Un’isola grande come la Penisola iberica, al meglio, o come gli Stati Uniti secondo le previsioni più pessimistiche galleggia nell’Oceano. E la Great Pacific Garbage Patch o grande chiazza di immondizia del Pacifico, ed è solo una di cinque grandi isole formate da rifiuti di plastica trascinati dalle correnti e riunitisi in mezzo al mare. Un’altra, più piccola ma più densa, è stata rilevata quest’anno dal Cnr nel Tirreno, tra Toscana e Corsica. Stiamo soffocando in un mare di plastica. Oltre a danneggiare la fauna marina che ingerisce la plastica scambiandola per cibo, il rischio concreto e che questa plastica sotto forma di microparticelle arrivi con il pesce sulle nostre tavole, con conseguenze per la salute ancora tutte da determinare.

Il tema è scottante e di difficile soluzione, tanto che alcuni retailer stanno prendendo posizione. Obiettivo: ridurre l’utilizzo di plastica, quando è possibile.
Partendo da quei sacchetti con i quali ci portiamo a casa la spesa. Biodegradabili o meno, impiegano comunque anni a dissolversi nell’ambiente. Lo ha fatto Rewe in Germania, che ha bandito del tutto i sacchetti di plastica, sostituendoli con buste di carta, cotone, juta o scatole di cartone.

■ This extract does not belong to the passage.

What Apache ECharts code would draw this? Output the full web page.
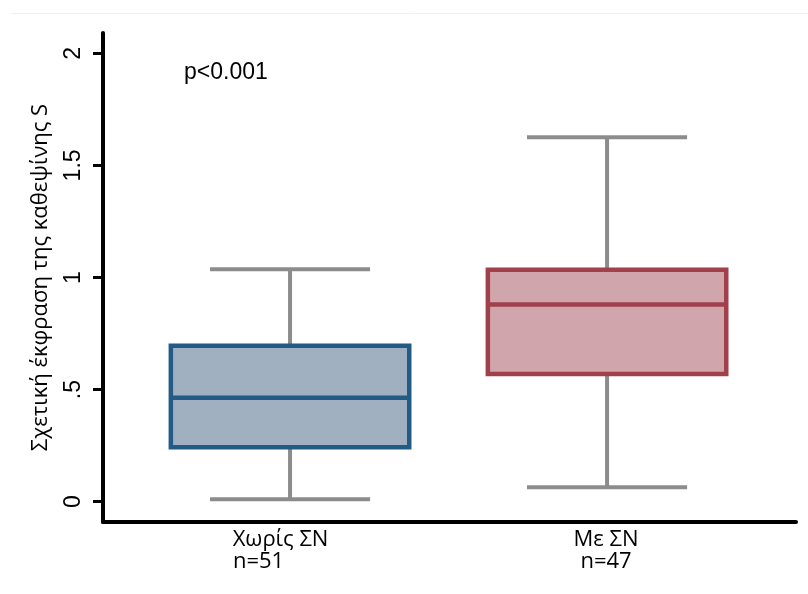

Tesco e Sainsburys nel Regno Unito invece entro il 2017 elimineranno dai loro prodotti a marchio i bastoncini per pulire le orecchie con asticella di plastica, sostituendoli con aste di cartone.

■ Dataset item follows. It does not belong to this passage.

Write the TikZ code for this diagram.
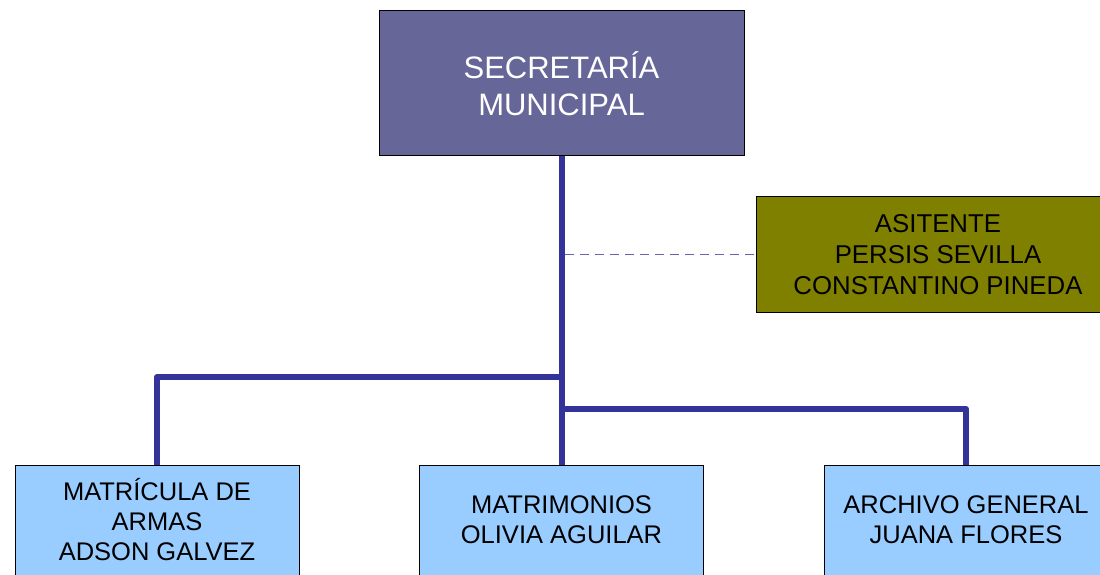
\documentclass[tikz,border=0pt]{standalone}
\usepackage{fontspec}
\setmainfont{Liberation Sans}
\definecolor{topfill}{HTML}{666699}
\definecolor{olivefill}{HTML}{808000}
\definecolor{bluefill}{HTML}{99CCFF}
\definecolor{linkcol}{HTML}{333399}
\definecolor{dashcol}{HTML}{6666AA}
\begin{document}
\begin{tikzpicture}[x=1pt,y=1pt,
  box/.style={draw=black,line width=1pt,rectangle,inner sep=0pt,align=center},
  topbox/.style={box,fill=topfill,text=white,minimum width=365pt,minimum height=145pt,font=\fontsize{31}{37}\selectfont},
  asisbox/.style={box,fill=olivefill,text=black,minimum width=364pt,minimum height=115pt,font=\fontsize{25.8}{31}\selectfont},
  unitbox/.style={box,fill=bluefill,text=black,minimum width=284pt,minimum height=110pt,font=\fontsize{25.5}{30}\selectfont},
  link/.style={draw=linkcol,line width=6pt,line join=round},
  dashlink/.style={draw=dashcol,line width=1pt,dash pattern=on 9pt off 6pt}]
\useasboundingbox (0,0) rectangle (1100,574);
\node[topbox] (top) at (561.5,490.5) {SECRETARÍA\\MUNICIPAL};
\node[asisbox] (asis) at (938,319.5) {ASITENTE\\PERSIS SEVILLA\\CONSTANTINO PINEDA};
\node[unitbox] (left) at (157,54) {MATRÍCULA DE\\ARMAS\\ADSON GALVEZ};
\node[unitbox] (mid) at (561.5,54) {MATRIMONIOS\\OLIVIA AGUILAR};
\node[unitbox] (right) at (966,54) {ARCHIVO GENERAL\\JUANA FLORES};
\coordinate (jl) at (561.5,197);
\coordinate (jr) at (561.5,165);
\coordinate (jd) at (565,319.5);
\draw[link] (top.south) -- (mid.north);
\draw[link] (jl) -| (left.north);
\draw[link] (jr) -| (right.north);
\draw[dashlink] (jd) -- (asis.west);
\end{tikzpicture}
\end{document}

Abbiamo già parlato della questione delle microbiglie in cosmesi, dannosissime perché si disperdono nell’ambiente dove sono praticamente irrecuperabili, proprio per le loro dimensioni infinitesimali. Dopo le australiane Woolworths e Coles, ora anche Tesco ha annunciato che le eliminerà dai suoi prodotti a marchio (scrub e dentifrici soprattutto), mentre il Governo britannico si è impegnato a bandirle dai prodotti cosmetici entro la fine del 2017. Così faranno le multinazionali Johnson & Johnson e Proctor and Gamble.

 

Imballaggi: riduzione e riutilizzo

In Italia si sta lavorando soprattutto sul fronte della riduzione di imballaggi. Come ha fatto U2 Supermercati ridisegnando gli imballaggi delle bottiglie d’acqua da sei. I più “estremi” sono i negozi che li eliminano completamente perché tutti i prodotti, dai detersivi alle farine, sono venduti a peso. Sugli imballaggi si può lavorare fin dal primo livello, quello del design, perché dovrebbero essere concepiti in modo da poter essere meglio e prima che riciclati, riutilizzati più volte.

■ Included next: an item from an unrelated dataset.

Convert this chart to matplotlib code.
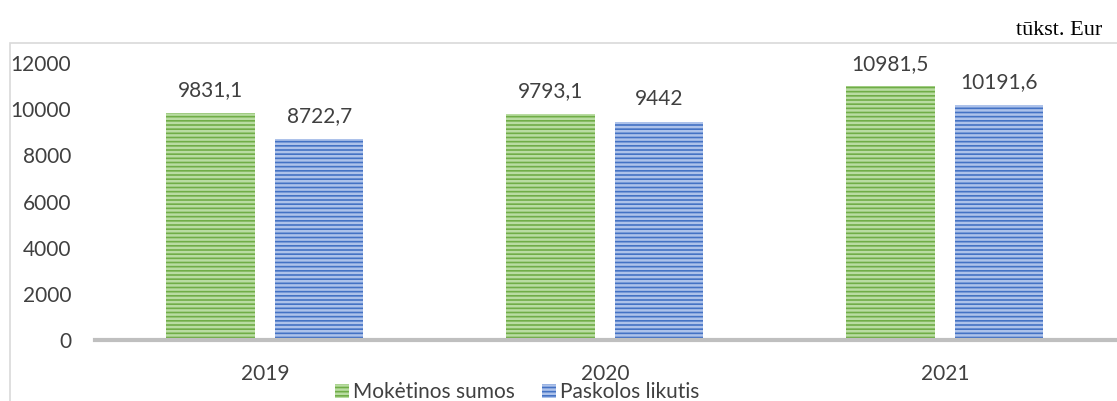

Un ottimo incentivo è stato provato essere il deposito su cauzione dell’imballaggio, specie nell’industria del beverage, anche per le bottiglie di Pet. Come spiega Silvia Ricci responsabile campagne dell’Associazione Comuni Virtuosi nel sito dell’associazione, «L’introduzione del deposito su cauzione degli imballaggi monouso garantisce ritorni economici ed ambientali importanti, diretti e indiretti. Rende possibile il ritorno quasi totale di materiale di qualità rispetto dell’immesso al commercio, sottrae all’ambiente e ai cestini stradali un 40% dei rifiuti totali costituiti da imballaggi di bevande, riduce le spese di gestione rifiuti dei Comuni, ma non solo. Come suggeriscono studi europei, se in abbinamento al cauzionamento si applicassero dei contributi ambientali per la gestione del fine vita degli imballaggi a perdere e si stabilissero degli obiettivi di riutilizzo per l’industria del beverage, si potrebbe arrestare il declino del sistema refill e ampliare la quota di imballaggi che vengono riutilizzati più volte. Se consideriamo che i modelli di business circolari sono essenzialmente locali, si aprono nuove possibilità di adozione del sistema refill dei contenitori per aziende che hanno una distribuzione diretta al consumatore finale (famiglia o esercizio commerciale che sia)». Un obiettivo più che possibile, visto che ad esempio in Olanda già più del 96% delle bottiglie grandi in PET viene raccolto per essere riutilizzato.
Negli USA infine la maggiore insegna della Gdo mondiale, Walmart, ha stilato, in collaborazione con l’associazione dei riciclatori americani, APR, ha stilato The Sustainable Packaging Playbook, un documento di 20 pagine indirizzato ai suoi fornitori contenente le linee guida per l’ecodesign del packaging. È già stato accolto da 3000 di essi, che assommano il 70% del volume di acquisti totale.